Pero volviendo al inicio de esta columna, parece que en estos momentos queremos cometer el mismo error de simplificar hasta la idiotez el argumento de las privatizaciones, cuando la vida misma está cansada de enseñarnos que las cosas no son nunca ni negras ni blancas y que suelen moverse entre los tonos grises. Quiero decir que puede ser cierto que algunas cosas deban ser gestionadas por la iniciativa privada, pero que otras claramente deben permanecer en manos de los estados porque al tratarse de servicios públicos esenciales el gobierno de turno tiene la obligación de prestarlos, los gestione quien los gestione, y esa no es precisamente una posición de fuerza frente a un sector privado que,nunca lo debemos olvidar, su razón de ser es hacer negocio y ganar dinero, cuanto más mejor. Tampoco, por mirarlo desde todos los puntos de vista, la gestión pública puede ser una patente de corso para una clase funcionarial que debe estar sometida a criterios de eficacia y eficiencia y que no puede escudarse en su condición de empleado público para justificar, si es el caso, una productividad más baja que el resto de los trabajadores.
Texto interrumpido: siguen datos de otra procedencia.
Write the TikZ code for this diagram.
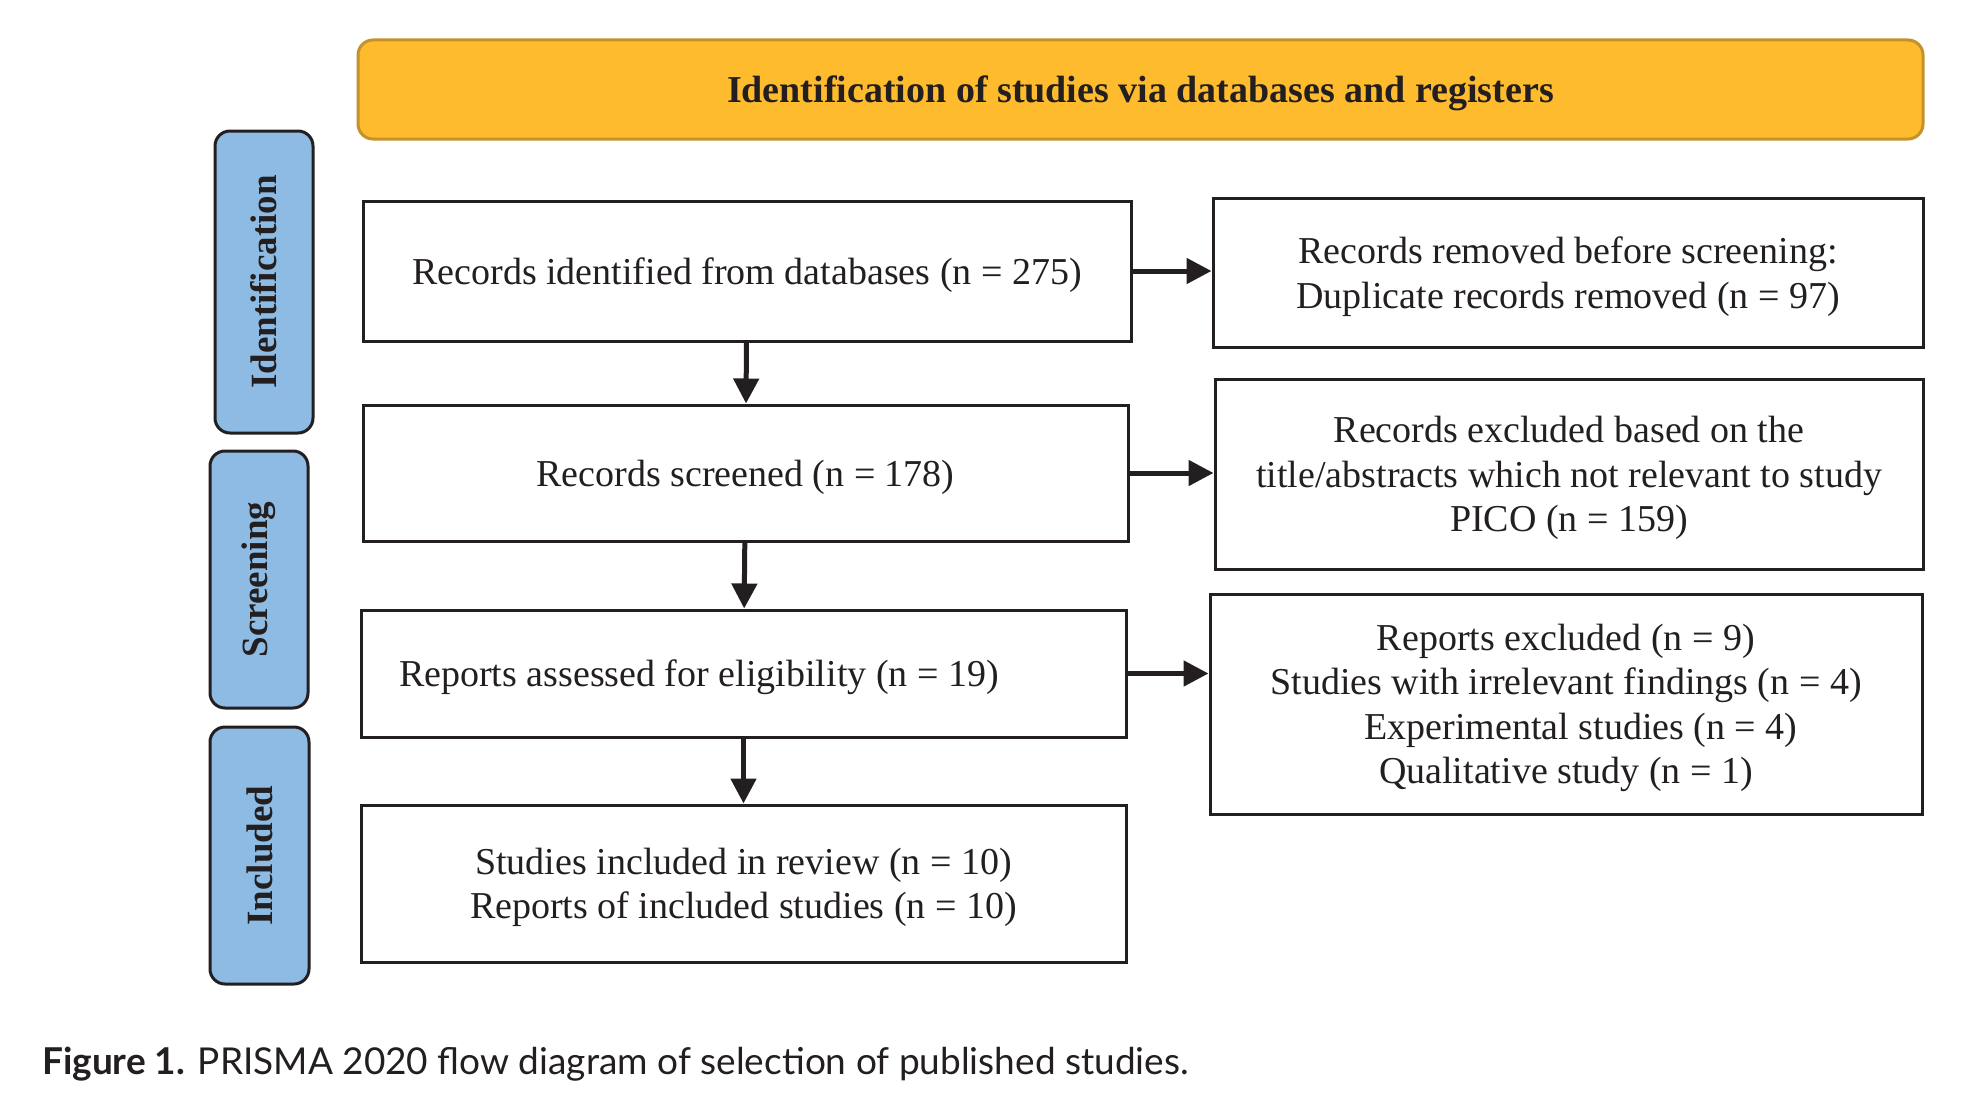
\documentclass[tikz,border=0pt]{standalone}
\usepackage{fontspec}
\setmainfont{Liberation Serif}
\newfontfamily\capfont{Lato}
\usetikzlibrary{arrows.meta}

\definecolor{headfill}{RGB}{253,187,45}
\definecolor{headline}{RGB}{196,146,40}
\definecolor{sidefill}{RGB}{142,187,227}
\definecolor{ink}{RGB}{35,31,32}

\begin{document}
\begin{tikzpicture}[x=1pt,y=-1pt]

        \fill[white] (0,0) rectangle (1979,1116);
        \useasboundingbox (0,0) rectangle (1979,1116);

        % banner on top
        \node (head) at (1140.5,89.5) [draw=headline, fill=headfill, line width=3pt,
          rounded corners=15pt, minimum width=1565pt, minimum height=99pt, text depth=0pt,
          font=\fontsize{38}{45}\selectfont\bfseries, text=ink]
          {Identification of studies via databases and registers};

        % stage labels
        \begin{scope}[every node/.style={draw=ink, fill=sidefill, line width=3pt,
            rounded corners=15pt, minimum width=98pt, rotate=90, text=ink,
            font=\fontsize{37}{44}\selectfont\bfseries}]
          \node (ident)  at (264,282)    [minimum width=302pt, minimum height=98pt] {Identification};
          \node (screen) at (259,579.5)  [minimum width=257pt, minimum height=98pt] {Screening};
          \node (incl)   at (259.5,855.5)[minimum width=257pt, minimum height=99pt] {Included};
        \end{scope}

        \begin{scope}[every node/.style={draw=ink, line width=3pt, align=center, text=ink,
            text depth=0pt, font=\fontsize{38}{44.5}\selectfont}]
          \node (rec)      at (747,271)     [minimum width=768pt, minimum height=140pt] {Records identified from databases (n = 275)};
          \node (screened) at (745.5,473)   [minimum width=765pt, minimum height=136pt] {Records screened (n = 178)};
          \node (assessed) at (743.5,673.5) [text width=689pt, inner xsep=38pt, align=flush left,
                                             minimum height=127pt] {Reports assessed for eligibility (n = 19)};
          \node (included) at (743.5,883.5) [minimum width=765pt, minimum height=157pt]
            {Studies included in review (n = 10)\\Reports of included studies (n = 10)};

          \node (removed)  at (1568,272.5)  [minimum width=710pt, minimum height=149pt]
            {Records removed before screening:\\Duplicate records removed (n = 97)};
          \node (excluded) at (1569,474)    [minimum width=708pt, minimum height=190pt]
            {Records excluded based on the\\title/abstracts which not relevant to study\\PICO (n = 159)};
          \node (reports)  at (1566,704)    [minimum width=712pt, minimum height=220pt]
            {Reports excluded (n = 9)\\Studies with irrelevant findings (n = 4)\\
             \hspace*{30pt}Experimental studies (n = 4)\\Qualitative study (n = 1)};
        \end{scope}

        \begin{scope}[every edge/.style={draw=ink, line width=5pt,
            -{Triangle[length=25pt,width=25pt]}}]
          \path (rec)      edge (screened);
          \path (screened) edge (assessed);
          \path (assessed) edge (included);
          \path (rec)      edge (rec -| removed.west);
          \path (screened) edge (screened -| excluded.west);
          \path (assessed) edge (assessed -| reports.west);
        \end{scope}

        \node (caption) at (42,1064) [anchor=west, inner sep=0pt, text=ink,
          font=\capfont\fontsize{37}{44}\selectfont]
          {\textbf{Figure 1.} PRISMA 2020 flow diagram of selection of published studies.};

      \end{tikzpicture}
\end{document}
Hecho este amplio preámbulo, lo que quería realmente resaltar es que durante los últimos tiempos, con independencia de que nos gobernara la izquierda o la derecha, la línea divisoria entre los público y lo privado ha estado más en el terreno del surrealismo que en cualquier discusión ideológica sobre modelos de Estado. A los ejemplos vuelvo. En la Comunidad Valenciana, que lleva desde 1995 en manos del PP (primero Zaplana, luego Olivas, después Camps y ahora Fabra), hemos visto cómo con dinero público se han construido parques temáticos (Terra Mítica), estudios de cine (Ciudad de la Luz), circuitos de velocidad, aeropuertos como el de Castellón, que no tiene aviones, o se han sufragado eventos como las carreras de Fórmula 1 en Valencia. El fruto de estas políticas ha sido una deuda de cerca de dos mil millones de euros. Casos como estos y con gobiernos de signo contrario e incluso de corte nacionalista podemos encontrar en Andalucía, Asturias, Cataluña o Galicia. Por lo tanto, tenemos que apartarnos de los simplismos, de los discursos hechos sobre políticas de izquierdas o de derechas, de los espejismos sobre la mejor o peor gestión dependiendo de si los servicios están en manos privadas o públicas y abordar el problema desde una perspectiva más objetiva. La cuestión, sin envoltorios, sin trampa ni cartón es esta: ¿Qué queremos que siga en manos del Estado? Y hay que dar contestación a ella sin medias verdades sobre la eficacia de la gestión o su coste. No se trata de eso. Se trata de decidir qué servicios estamos dispuestos, pese a la crisis y los mercados, a seguir socializando y por tanto pagando para que todos los españoles tengan acceso a ellos en igualdad de condiciones y cuáles consideramos esenciales para el funcionamiento del Estado y sin los que los gobiernos dejan de tener autonomía y pasan a ser reos de los intereses privados. ¿Lo son la sanidad, la educación o las políticas sociales? ¿Y las cárceles, la policía o los transportes públicos? ¿Y las televisiones públicas?

Ahora, a las puertas de unas elecciones generales, y con la situación de grave crisis que estamos padeciendo, es el momento de que los partidos políticos nos enseñen esas cartas. Es más, por qué no exigirles a PSOE y PP, que han sido capaces de llegar a un acuerdo sobre el equilibrio presupuestario, que busquen un entendimiento similar en cuanto a servicios públicos esenciales y que incluso lo plasmen en la Constitución. Si han sido capaces de dar satisfacción a los mercados, ¿por qué no lo van a ser a la hora de garantizar los servicios básicos para los ciudadanos?